When all providers have 100% success, ranking is determined purely by weighted timing.

Environment & Infrastructure

Test Runner

All benchmarks run on GitHub Actions using Namespace runners:

  • OS: Ubuntu (latest LTS)
  • Profile: namespace-profile-default
  • Network: Namespace's infrastructure
  • Location: Namespace-managed infrastructure

Network Considerations

Network latency between the GitHub runner and each provider's API endpoints varies. This is intentional—it reflects real-world conditions where developers call these APIs from various locations.

We do not:

  • Run from provider-specific regions to artificially reduce latency
  • Use dedicated/reserved network capacity
  • Retry failed requests (failures count against success rate)

Results Storage

Results are stored in per-test subdirectories with a latest.json symlink in each:

results/
├── sequential_tti/
│   ├── 2026-03-02T00-43-35-416Z.json
│   ├── ...
│   └── latest.json → most recent
├── staggered_tti/
│   ├── ...
│   └── latest.json → most recent
└── burst_tti/
    ├── ...
    └── latest.json → most recent

Each test mode generates its own SVG visualization: sequential_tti.svg, staggered_tti.svg, burst_tti.svg.

JSON Schema

{
  "version": "1.1",
  "timestamp": "ISO 8601 timestamp",
  "environment": {
    "node": "v24.x.x",
    "platform": "linux",
    "arch": "x64"
  },
  "config": {
    "iterations": 100,
    "timeoutMs": 120000
  },
  "results": [
    {
      "provider": "provider-name",
      "mode": "sequential | staggered | burst",
      "iterations": [
        { "ttiMs": 123.45 },
        { "ttiMs": 0, "error": "error message" }
      ],
      "summary": {
        "ttiMs": {
          "median": 125.0,
          "p95": 140.0,
          "p99": 148.0
        }
      },
      "compositeScore": 96.85,
      "successRate": 1.0
    }
  ]
}

Staggered results additionally include concurrency, staggerDelayMs, wallClockMs, timeToFirstReadyMs, and rampProfile. Burst results include concurrency, wallClockMs, and timeToFirstReadyMs.

Running Locally

Reproduce our results:

git clone https://github.com/computesdk/benchmarks.git
cd benchmarks
npm install
cp env.example .env  # Add your API keys

# Run all 3 tests
npm run bench

# Run individual tests
npm run bench:sequential -- --iterations 10
npm run bench:staggered -- --concurrency 10 --stagger-delay 200
npm run bench:burst -- --concurrency 10

# Single provider
npm run bench -- --provider e2b

Note: Your results will differ based on your network location and conditions.

Quarterly Stress Tests

Starting Q2 2026, we're introducing large-scale stress tests that go beyond daily measurements.

What We're Exploring

Concurrency at scale — How do providers perform when spinning up thousands of sandboxes simultaneously?

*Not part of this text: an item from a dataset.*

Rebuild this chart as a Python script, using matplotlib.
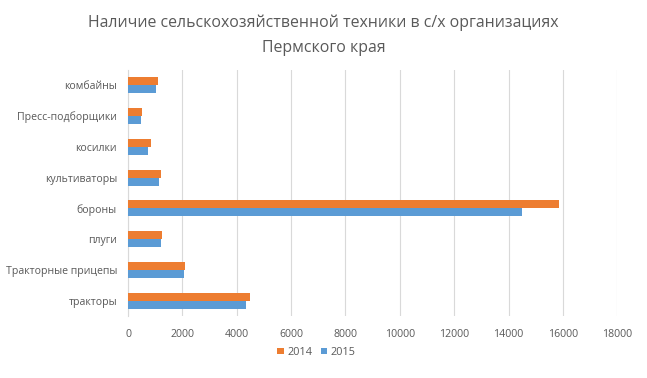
import numpy as np
import matplotlib
matplotlib.use('Agg')
import matplotlib.pyplot as plt

plt.rcParams['font.family'] = ['Open Sans', 'DejaVu Sans']

# categories listed bottom -> top as in the picture
categories = ['тракторы', 'Тракторные прицепы', 'плуги', 'бороны',
              'культиваторы', 'косилки', 'Пресс-подборщики', 'комбайны']
vals_2014 = [4490, 2100, 1250, 15850, 1215, 850, 520, 1100]
vals_2015 = [4340, 2060, 1215, 14500, 1140, 735, 480, 1030]
xticks = [0, 2000, 4000, 6000, 8000, 10000, 12000, 14000, 16000, 18000]

c2014 = '#ED7D31'
c2015 = '#5B9BD5'
grey = '#595959'

fig = plt.figure(figsize=(6.47, 3.78), dpi=100)
ax = fig.add_axes([0.198, 0.164, 0.756, 0.651])

y = np.arange(len(categories))
h = 0.26
ax.barh(y + h / 2, vals_2014, height=h, color=c2014, label='2014', zorder=3)
ax.barh(y - h / 2, vals_2015, height=h, color=c2015, label='2015', zorder=3)

ax.set_yticks(y)
ax.set_yticklabels(categories, fontsize=7.6, color=grey)
ax.set_xticks(xticks)
ax.set_xticklabels([str(v) for v in xticks], fontsize=7.6, color=grey)
ax.set_xlim(0, 18000)
ax.set_ylim(-0.5, len(categories) - 0.5)
ax.tick_params(axis='x', length=0, pad=9)
ax.tick_params(axis='y', length=0, pad=8)
ax.grid(axis='x', color='#D9D9D9', linewidth=0.8, zorder=0)
for s in ['top', 'right', 'bottom']:
    ax.spines[s].set_visible(False)
ax.spines['left'].set_color('#D9D9D9')

fig.text(0.5, 0.94, 'Наличие сельскохозяйственной техники в с/х организациях',
         ha='center', va='center', fontsize=11.4, color=grey)
fig.text(0.5, 0.873, 'Пермского края',
         ha='center', va='center', fontsize=11.4, color=grey)

fig.legend(loc='center', bbox_to_anchor=(0.489, 0.068), ncol=2, frameon=False,
           fontsize=7.8, handlelength=0.6, handleheight=0.6, handletextpad=0.3,
           columnspacing=0.8, labelcolor=grey)

fig.savefig('out.png', dpi=100)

Example test: Spin up 10,000 sandboxes concurrently, measure time until all are interactive, track failure rates.

Sustained load — Can providers maintain performance over extended periods under continuous demand?

Recovery behavior — How quickly do providers recover from partial failures or rate limiting?

Why This Matters

Daily benchmarks show performance at moderate scale. Stress tests reveal how providers behave when infrastructure is under pressure—which is when reliability matters most.

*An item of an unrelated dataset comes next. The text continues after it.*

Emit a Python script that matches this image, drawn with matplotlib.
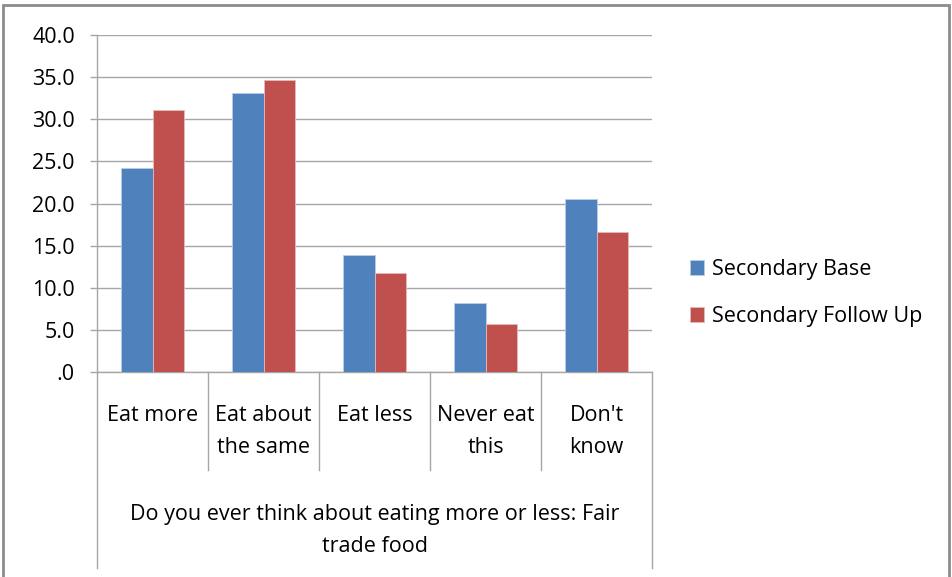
import numpy as np
import matplotlib.pyplot as plt
from matplotlib.patches import Rectangle
from matplotlib.transforms import blended_transform_factory

plt.rcParams['font.family'] = ['Open Sans', 'DejaVu Sans']

categories = ["Eat more", "Eat about\nthe same", "Eat less", "Never eat\nthis", "Don't\nknow"]
base = [24.2, 33.1, 13.9, 8.2, 20.5]
follow_up = [31.1, 34.7, 11.7, 5.7, 16.6]
series_names = ["Secondary Base", "Secondary Follow Up"]
group_label = "Do you ever think about eating more or less: Fair\ntrade food"
yticks = [0, 5, 10, 15, 20, 25, 30, 35, 40]
ytick_labels = [".0", "5.0", "10.0", "15.0", "20.0", "25.0", "30.0", "35.0", "40.0"]

W, H = 952, 577
fs = 15.5
grid_col = "#a6a6a6"

fig = plt.figure(figsize=(W / 100, H / 100), dpi=100)
ax = fig.add_axes([97 / W, 1 - 372 / H, 555 / W, 337 / H])

x = np.arange(len(categories))
bw = 0.285
ax.bar(x - bw / 2, base, bw, color="#4f81bd", edgecolor="#b9cde5", linewidth=0.6, label=series_names[0], zorder=3)
ax.bar(x + bw / 2, follow_up, bw, color="#c0504d", edgecolor="#e6b9b8", linewidth=0.6, label=series_names[1], zorder=3)

ax.set_xlim(-0.5, len(categories) - 0.5)
ax.set_ylim(0, 40)
ax.set_yticks(yticks)
ax.set_yticklabels(ytick_labels, fontsize=fs, color="#000000")
ax.tick_params(axis="y", length=5, width=1, color=grid_col, pad=11)
ax.set_xticks([])
ax.grid(axis="y", color=grid_col, linewidth=1, zorder=0)

for s in ["top", "right"]:
    ax.spines[s].set_visible(False)
ax.spines["left"].set_color(grid_col)
ax.spines["bottom"].set_color(grid_col)
ax.spines["left"].set_linewidth(1)
ax.spines["bottom"].set_linewidth(1)

# category dividers and outer box below the axis
tr = blended_transform_factory(ax.transData, ax.transAxes)
low1 = -(470 - 372) / 337
low2 = -(568 - 372) / 337
for b in np.arange(0.5, len(categories) - 1, 1.0):
    ax.plot([b, b], [0, low1], color=grid_col, lw=1, transform=tr, clip_on=False)
for b in [-0.5, len(categories) - 0.5]:
    ax.plot([b, b], [0, low2], color=grid_col, lw=1, transform=tr, clip_on=False)

for i, c in enumerate(categories):
    ax.text(i, -(405 - 372) / 337, c, transform=tr, ha="center", va="top",
            fontsize=fs, linespacing=1.7)
ax.text((len(categories) - 1) / 2, -(504 - 372) / 337, group_label, transform=tr,
        ha="center", va="top", fontsize=fs, linespacing=1.7)

ax.legend(loc="center left", bbox_to_anchor=(671 / W, 1 - 293 / H), bbox_transform=fig.transFigure,
          frameon=False, fontsize=fs, handlelength=0.65, handleheight=0.65, handletextpad=0.35,
          labelspacing=1.2)

# outer chart border
fig.patches.append(Rectangle((3 / W, -0.05), 946 / W, 1.05 - 5 / H, transform=fig.transFigure,
                             fill=False, edgecolor="#8c8c8c", linewidth=2))

fig.savefig("out.png", dpi=100)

Methodology details will be published before the first quarterly test runs.


Fairness & Limitations

What This Benchmark Shows

  • Relative performance between providers under consistent conditions
  • Cold-start times for on-demand sandbox creation
  • Provider reliability (success rate over time)
  • Performance under concurrent load (staggered and burst)

What This Benchmark Does NOT Show (Yet)

  • Performance with pre-warmed pools or snapshots
  • Geographic variation
  • Cost efficiency
  • Feature differences between providers

Changelog

Date Change
2026-03-04 Added staggered TTI and burst TTI test modes; separated results into per-test subdirectories
2026-03-01 Added composite scoring methodology
2026-02-19 Initial methodology documentation
2026-02-01 Increased default iterations from 3 to 10
2026-01-15 Added Direct Mode benchmarks

Questions & Disputes

Providers or users who have questions about methodology or wish to dispute results should open a GitHub issue.